Os primeiros habitantes do espaço digital foram os circuitos universitários da ciência e os dispositivos formais e informais de aprendizagem. Face Book, por exemplo, é o nome do livro dos formandos da universidade de Harvard.

Os primeiros esforços de digitalização envolveram bibliotecas universitárias, como por exemplo o projeto Gutenberg. Hoje, o maior milionário digital é Jeff Bezos, dono de um negócio originalmente voltado para livros.

Mas a tradução digital do saber científico e o barateamento de seu acesso trouxeram um efeito inesperado, ou seja, a aproximação das pessoas comuns com a ciência, a percepção de que esta funciona com muito dissenso e controvérsia. Isso gerou a oportunidade e o pretexto ideal para dizer que ela é apenas um ajuntamento de elite, reproduzindo seus próprios privilégios.

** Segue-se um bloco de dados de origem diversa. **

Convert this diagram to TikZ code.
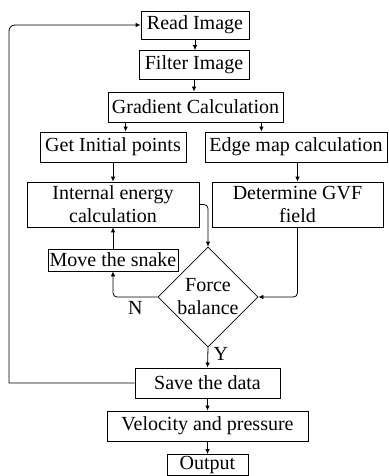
\documentclass[tikz,border=0pt]{standalone}
\usepackage{fontspec}
\setmainfont{Liberation Serif}
\usetikzlibrary{positioning,calc,shapes.geometric,arrows.meta}

\tikzset{
  blockbox/.style={draw, line width=0.8pt, inner sep=0pt, align=center},
  flow/.style={-{Latex[length=5pt,width=4.5pt]}, line width=0.8pt},
}

\begin{document}
\begin{tikzpicture}[x=1pt,y=-1pt,font=\fontsize{20}{23}\selectfont]
\useasboundingbox (0,0) rectangle (388,476);

\node[blockbox, minimum width=108, minimum height=28] (read) at (195,25) {Read Image};
\node[blockbox, minimum width=110, minimum height=29] (filter) at (194,65) {Filter Image};
\node[blockbox, minimum width=175, minimum height=30] (grad) at (195.5,107) {Gradient Calculation};
\node[blockbox, minimum width=146, minimum height=30] (init) at (113,147) {Get Initial points};
\node[blockbox, minimum width=182, minimum height=30] (edge) at (296,147) {Edge map calculation};
\node[blockbox, minimum width=172, minimum height=45] (internal) at (113,204.5) {Internal energy\\calculation};
\node[blockbox, minimum width=171, minimum height=45] (gvf) at (297.5,204.5) {Determine GVF\\field};
\node[blockbox, minimum width=130, minimum height=22] (move) at (113,260) {Move the snake};
\node[diamond, draw, line width=0.8pt, inner sep=-3pt, minimum width=100, minimum height=100, align=center] (force) at (208,297) {Force\\balance};
\node[blockbox, minimum width=145, minimum height=30] (save) at (207.5,383) {Save the data};
\node[blockbox, minimum width=201, minimum height=30] (vel) at (207.5,426) {Velocity and pressure};
\node[blockbox, minimum width=81, minimum height=21] (out) at (207.5,465) {Output};
\coordinate (back) at (9,0);

% main line
\draw[flow] (read) -- (read |- filter.north);
\draw[flow] (filter) -- (filter |- grad.north);
\draw[flow] ([xshift=18]grad.south west) -- ([xshift=18]grad.south west |- init.north);
\draw[flow] ([xshift=-22]grad.south east) -- ([xshift=-22]grad.south east |- edge.north);
\draw[flow] (init) -- (internal);
\draw[flow] (gvf.north |- edge.south) -- (gvf.north);
\draw[flow] (move.north) -- (move.north |- internal.south);

% into the force balance
\draw[flow, rounded corners=4pt] (internal.east) -| (force.north);
\draw[flow, rounded corners=4pt] (gvf.south) |- (force.east);
\draw[flow, rounded corners=4pt] (force.west) -| node[pos=0.25, below=1pt] {N} (move.south);
\draw[flow] (force.south) -- node[pos=0.3, right=2pt] {Y} (save.north);

% back to the start
\draw[flow] (save.west) -- (save.west -| back) [rounded corners=6pt] |- (read.west);

\draw[flow] (save) -- (vel);
\draw[flow] (vel) -- (out);
\end{tikzpicture}
\end{document}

O barateamento de todo processo que possa assumir a forma digital levou à crença de que qualquer um pode ter sua opinião válida sobre qualquer coisa. Abertura democrática e ocasião neofascista.

Processos análogos aconteceram com a justiça, que hoje vive de peças prontas e pré-fabricadas na internet, e com a imprensa, que teve seus dispositivos de qualificação gradualmente predados pela livre iniciativa das notícias livres.

A elite tradicional da opinião foi massacrada pela chegada de novos opinadores ou influenciadores digitais.

Para deseducar é preciso desacreditar, destruir ou relativizar toda e qualquer hierarquia institucional do saber.

Substituir a separação público e privado, pela prerrogativa do nós sobre "eles".

Convencer as pessoas de que todas as elites se nutrem do sistema e que a única vontade geral razoável é destruir o sistema.

Mas "o sistema" quer dizer escolas e universidades, operadores jurídicos e tribunais federais, jornais de grande circulação e canais de televisão. Ou seja, uma destruição dos "velhos poderes" em nome de "novos poderes" sem nome, cujas comunidades anônimas são governadas por algoritmos e cuja institucionalidade ainda não se realizou, nem como modelo de negócios, nem como autoridade legítima, orgânica e consensual.

No fundo, a deseducação acontece quando a direita coloca em prática digital o discurso da esquerda, invertendo seu sentido e mantendo sua significação.

No fundo do fundo, a deseducação é uma revolução às avessas, ela ataca o Estado para melhor parasitá-lo. Ela destrói hierarquias institucionais para criar outras, invisivelmente mais fortes, menos questionáveis e indispostas a prestar contas de suas próprias decisões, como vimos no recente episódio envolvendo o Telegram.

Ela cria pessoas sem nenhuma responsabilidade com a própria palavra e elites incapazes de dizer seu próprio nome.